Objective:
Print word for word the first line of the listing below and every line after it, through the line with "import * as". Leave out the pictures and the rest.

-- begin Data extract --

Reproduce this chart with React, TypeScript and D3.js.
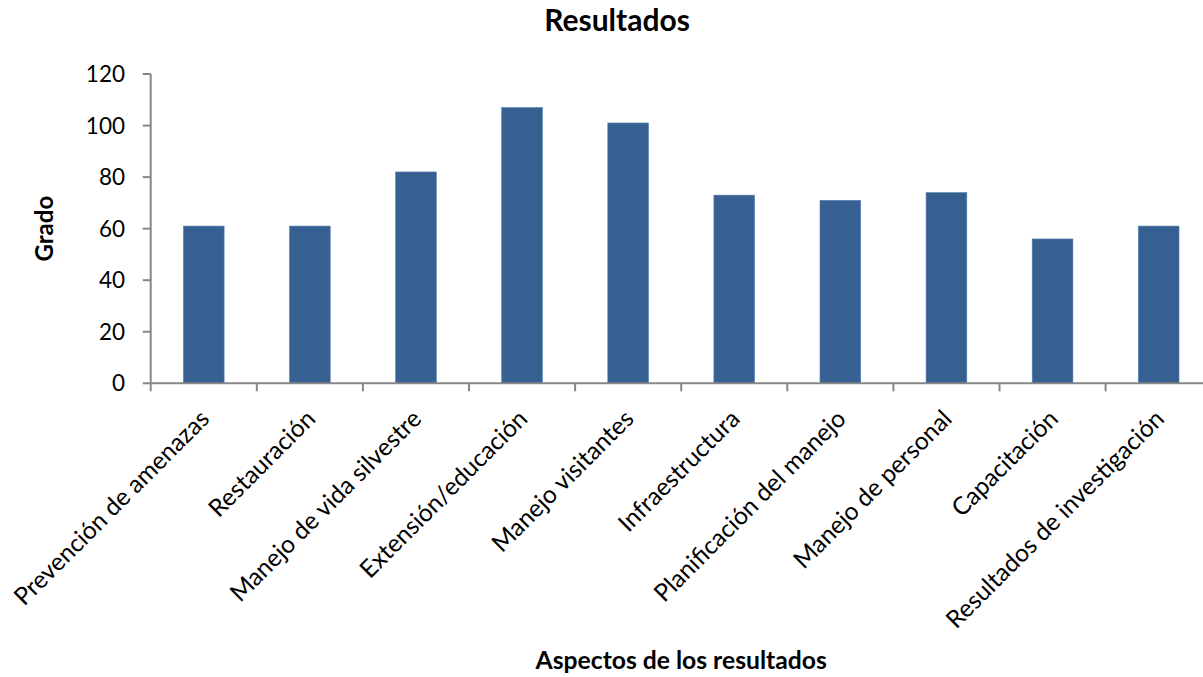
import React from "react";
import * as d3 from "d3";

const categories: string[] = [
  "Prevención de amenazas",
  "Restauración",
  "Manejo de vida silvestre",
  "Extensión/educación",
  "Manejo visitantes",
  "Infraestructura",
  "Planificación del manejo",
  "Manejo de personal",
  "Capacitación",
  "Resultados de investigación",
];
const values: number[] = [61, 61, 82, 107, 101, 73, 71, 74, 56, 61];
const yTicks: number[] = [0, 20, 40, 60, 80, 100, 120];

const title = "Resultados";
const xTitle = "Aspectos de los resultados";
const yTitle = "Grado";

const W = 1203;
const H = 677;
const FONT = "Lato, 'Open Sans', sans-serif";
const AXIS = "#868686";
const BAR = "#376092";

export default function App() {
  const left = 150.7;
  const right = left + 1061;
  const top = 74;
  const bottom = 383.3;

  const x = d3.scaleBand<string>().domain(categories).range([left, right]).paddingInner(0.616).paddingOuter(0.308);
  const xb = d3.scaleBand<string>().domain(categories).range([left, right]).padding(0);
  const y = d3.scaleLinear().domain([0, 120]).range([bottom, top]);

  return (
    <svg width={W} height={H} style={{ position: "absolute", left: 0, top: 0, background: "#fff" }}>
      <text x={617} y={31} textAnchor="middle" fontFamily={FONT} fontWeight="bold" fontSize={30} fill="#000">
        {title}
      </text>
      {values.map((v, i) => (
        <rect
          key={i}
          x={x(categories[i])!}
          y={y(v)}
          width={x.bandwidth()}
          height={y(0) - y(v)}
          fill={BAR}
          stroke="#5a7fae"
          strokeWidth={0.6}
        />
      ))}
      {/* y axis */}
      <line x1={left} x2={left} y1={top} y2={bottom} stroke={AXIS} strokeWidth={2} />
      {yTicks.map((t) => (
        <g key={t}>
          <line x1={left - 8} x2={left} y1={y(t)} y2={y(t)} stroke={AXIS} strokeWidth={2} />
          <text x={125} y={y(t)} dy="0.36em" textAnchor="end" fontFamily={FONT} fontSize={22.5} fill="#000">
            {t}
          </text>
        </g>
      ))}
      {/* x axis */}
      <line x1={left} x2={right} y1={bottom} y2={bottom} stroke={AXIS} strokeWidth={2} />
      {categories.map((c, i) => (
        <line key={"t" + i} x1={xb(c)!} x2={xb(c)!} y1={bottom} y2={bottom + 8} stroke={AXIS} strokeWidth={2} />
      ))}
      <line x1={right} x2={right} y1={bottom} y2={bottom + 8} stroke={AXIS} strokeWidth={2} />
      {categories.map((c, i) => {
        const cx = xb(c)! + xb.bandwidth() / 2 + 7;
        const cy = bottom + 37;
        return (
          <text
            key={"l" + i}
            transform={`translate(${cx},${cy}) rotate(-45)`}
            textAnchor="end"
            fontFamily={FONT}
            fontSize={24.5}
            fill="#000"
          >
            {c}
          </text>
        );
      })}
      <text x={(left + right) / 2} y={669} textAnchor="middle" fontFamily={FONT} fontWeight="bold" fontSize={24.7} fill="#000">
        {xTitle}
      </text>
      <text
        transform={`translate(53,${(top + bottom) / 2}) rotate(-90)`}
        textAnchor="middle"
        fontFamily={FONT}
        fontWeight="bold"
        fontSize={24}
        fill="#000"
      >
        {yTitle}
      </text>
    </svg>
  );
}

-- end Data extract --

Output for this task:
Reproduce this chart with React, TypeScript and D3.js.
import React from "react";
import * as d3 from "d3";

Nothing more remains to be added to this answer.